— What is expected —
Write out the data below in full, unchanged, minus the images.

— Collected material —
---*---

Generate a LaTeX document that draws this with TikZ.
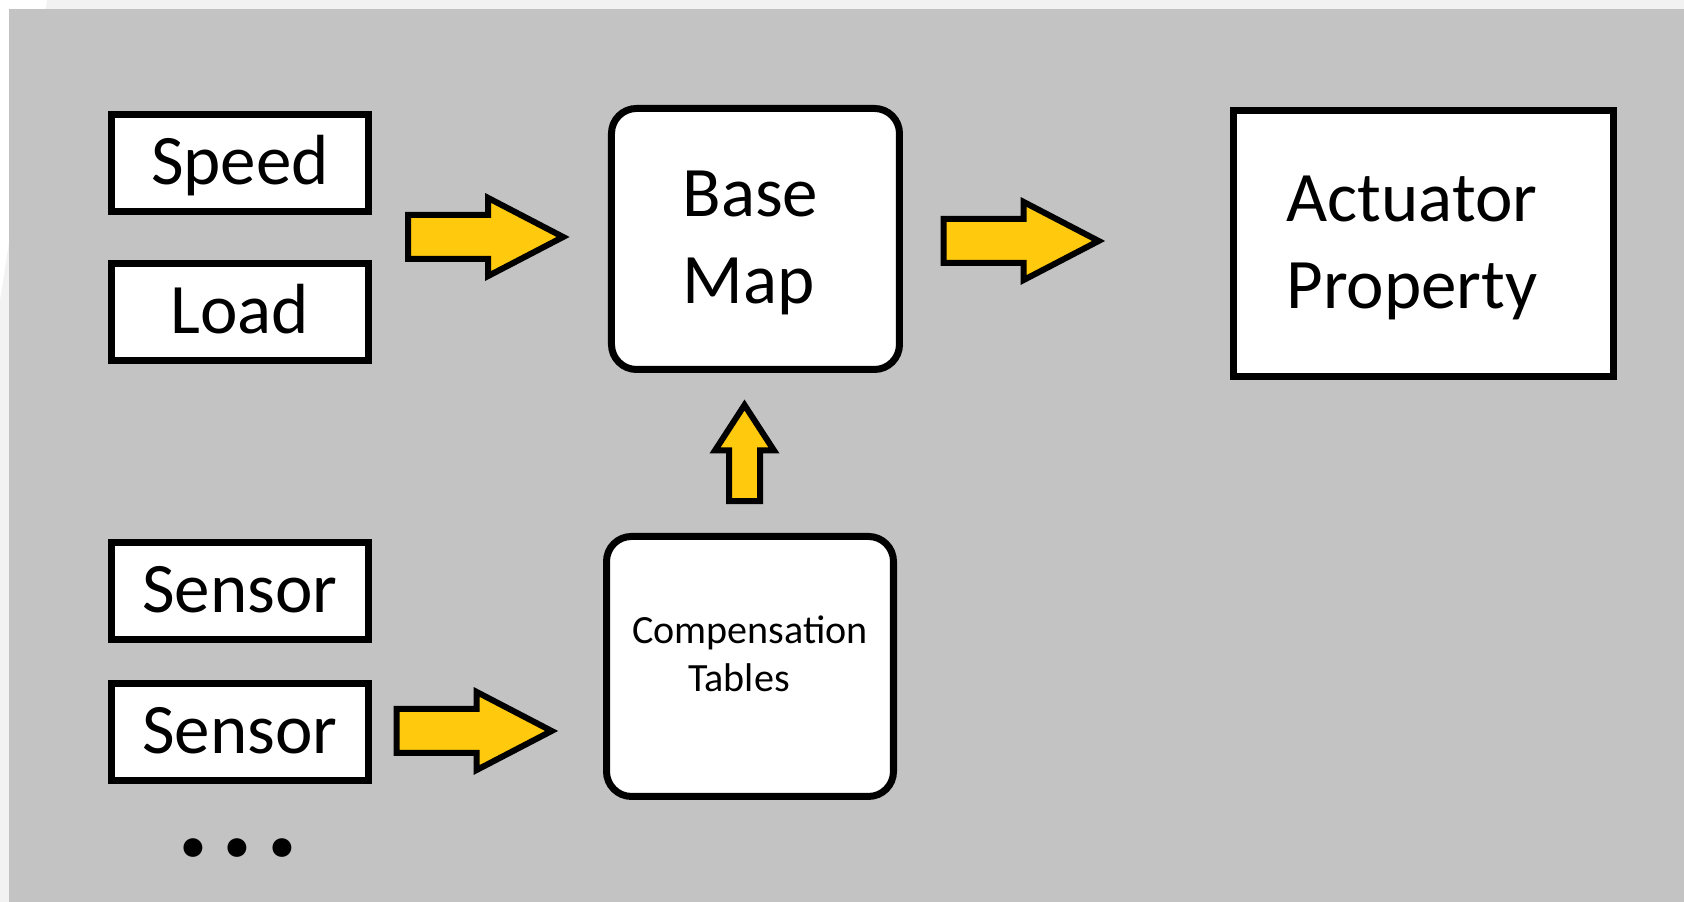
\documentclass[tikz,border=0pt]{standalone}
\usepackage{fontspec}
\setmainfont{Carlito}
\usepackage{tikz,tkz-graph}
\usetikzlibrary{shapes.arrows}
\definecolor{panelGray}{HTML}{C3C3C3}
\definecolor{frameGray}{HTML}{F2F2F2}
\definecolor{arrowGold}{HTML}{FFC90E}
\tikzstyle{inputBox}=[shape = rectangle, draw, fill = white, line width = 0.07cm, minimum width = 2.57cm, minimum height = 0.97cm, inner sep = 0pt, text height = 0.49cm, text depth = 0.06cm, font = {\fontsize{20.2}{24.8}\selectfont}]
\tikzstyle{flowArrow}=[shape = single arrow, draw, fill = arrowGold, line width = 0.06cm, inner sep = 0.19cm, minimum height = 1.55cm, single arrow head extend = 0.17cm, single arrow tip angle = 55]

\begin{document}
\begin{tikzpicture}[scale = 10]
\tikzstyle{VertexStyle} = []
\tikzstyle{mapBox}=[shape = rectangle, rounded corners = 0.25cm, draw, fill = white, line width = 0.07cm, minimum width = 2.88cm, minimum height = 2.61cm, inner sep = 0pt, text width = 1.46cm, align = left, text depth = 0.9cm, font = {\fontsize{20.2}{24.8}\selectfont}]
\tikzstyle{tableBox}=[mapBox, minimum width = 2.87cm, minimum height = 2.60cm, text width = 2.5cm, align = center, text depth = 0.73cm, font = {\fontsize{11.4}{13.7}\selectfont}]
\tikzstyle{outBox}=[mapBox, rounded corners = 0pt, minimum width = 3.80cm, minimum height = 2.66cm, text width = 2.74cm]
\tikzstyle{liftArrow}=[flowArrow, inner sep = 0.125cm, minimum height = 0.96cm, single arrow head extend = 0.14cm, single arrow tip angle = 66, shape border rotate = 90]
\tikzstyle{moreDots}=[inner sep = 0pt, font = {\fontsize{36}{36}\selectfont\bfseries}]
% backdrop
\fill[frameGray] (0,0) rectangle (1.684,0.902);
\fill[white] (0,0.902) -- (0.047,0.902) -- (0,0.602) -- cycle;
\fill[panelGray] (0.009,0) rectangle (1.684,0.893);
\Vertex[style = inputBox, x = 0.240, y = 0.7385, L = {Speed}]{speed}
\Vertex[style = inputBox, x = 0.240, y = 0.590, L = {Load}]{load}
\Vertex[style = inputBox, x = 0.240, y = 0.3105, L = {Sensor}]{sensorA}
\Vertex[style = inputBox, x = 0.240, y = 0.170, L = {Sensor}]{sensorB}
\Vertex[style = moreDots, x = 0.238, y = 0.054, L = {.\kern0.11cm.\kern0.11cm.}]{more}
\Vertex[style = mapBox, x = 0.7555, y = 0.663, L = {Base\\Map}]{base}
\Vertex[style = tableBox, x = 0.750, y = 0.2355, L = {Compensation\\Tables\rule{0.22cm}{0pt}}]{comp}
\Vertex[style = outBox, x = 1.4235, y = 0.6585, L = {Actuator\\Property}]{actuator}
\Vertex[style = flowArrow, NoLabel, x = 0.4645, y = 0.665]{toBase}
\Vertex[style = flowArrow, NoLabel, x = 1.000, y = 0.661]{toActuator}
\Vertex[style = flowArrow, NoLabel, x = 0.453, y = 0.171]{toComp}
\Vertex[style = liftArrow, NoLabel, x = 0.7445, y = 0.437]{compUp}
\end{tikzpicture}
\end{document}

---*---

— Written solution —
Generate a LaTeX document that draws this with TikZ.
\documentclass[tikz,border=0pt]{standalone}
\usepackage{fontspec}
\setmainfont{Carlito}
\usepackage{tikz,tkz-graph}
\usetikzlibrary{shapes.arrows}
\definecolor{panelGray}{HTML}{C3C3C3}
\definecolor{frameGray}{HTML}{F2F2F2}
\definecolor{arrowGold}{HTML}{FFC90E}
\tikzstyle{inputBox}=[shape = rectangle, draw, fill = white, line width = 0.07cm, minimum width = 2.57cm, minimum height = 0.97cm, inner sep = 0pt, text height = 0.49cm, text depth = 0.06cm, font = {\fontsize{20.2}{24.8}\selectfont}]
\tikzstyle{flowArrow}=[shape = single arrow, draw, fill = arrowGold, line width = 0.06cm, inner sep = 0.19cm, minimum height = 1.55cm, single arrow head extend = 0.17cm, single arrow tip angle = 55]

\begin{document}
\begin{tikzpicture}[scale = 10]
\tikzstyle{VertexStyle} = []
\tikzstyle{mapBox}=[shape = rectangle, rounded corners = 0.25cm, draw, fill = white, line width = 0.07cm, minimum width = 2.88cm, minimum height = 2.61cm, inner sep = 0pt, text width = 1.46cm, align = left, text depth = 0.9cm, font = {\fontsize{20.2}{24.8}\selectfont}]
\tikzstyle{tableBox}=[mapBox, minimum width = 2.87cm, minimum height = 2.60cm, text width = 2.5cm, align = center, text depth = 0.73cm, font = {\fontsize{11.4}{13.7}\selectfont}]
\tikzstyle{outBox}=[mapBox, rounded corners = 0pt, minimum width = 3.80cm, minimum height = 2.66cm, text width = 2.74cm]
\tikzstyle{liftArrow}=[flowArrow, inner sep = 0.125cm, minimum height = 0.96cm, single arrow head extend = 0.14cm, single arrow tip angle = 66, shape border rotate = 90]
\tikzstyle{moreDots}=[inner sep = 0pt, font = {\fontsize{36}{36}\selectfont\bfseries}]
% backdrop
\fill[frameGray] (0,0) rectangle (1.684,0.902);
\fill[white] (0,0.902) -- (0.047,0.902) -- (0,0.602) -- cycle;
\fill[panelGray] (0.009,0) rectangle (1.684,0.893);
\Vertex[style = inputBox, x = 0.240, y = 0.7385, L = {Speed}]{speed}
\Vertex[style = inputBox, x = 0.240, y = 0.590, L = {Load}]{load}
\Vertex[style = inputBox, x = 0.240, y = 0.3105, L = {Sensor}]{sensorA}
\Vertex[style = inputBox, x = 0.240, y = 0.170, L = {Sensor}]{sensorB}
\Vertex[style = moreDots, x = 0.238, y = 0.054, L = {.\kern0.11cm.\kern0.11cm.}]{more}
\Vertex[style = mapBox, x = 0.7555, y = 0.663, L = {Base\\Map}]{base}
\Vertex[style = tableBox, x = 0.750, y = 0.2355, L = {Compensation\\Tables\rule{0.22cm}{0pt}}]{comp}
\Vertex[style = outBox, x = 1.4235, y = 0.6585, L = {Actuator\\Property}]{actuator}
\Vertex[style = flowArrow, NoLabel, x = 0.4645, y = 0.665]{toBase}
\Vertex[style = flowArrow, NoLabel, x = 1.000, y = 0.661]{toActuator}
\Vertex[style = flowArrow, NoLabel, x = 0.453, y = 0.171]{toComp}
\Vertex[style = liftArrow, NoLabel, x = 0.7445, y = 0.437]{compUp}
\end{tikzpicture}
\end{document}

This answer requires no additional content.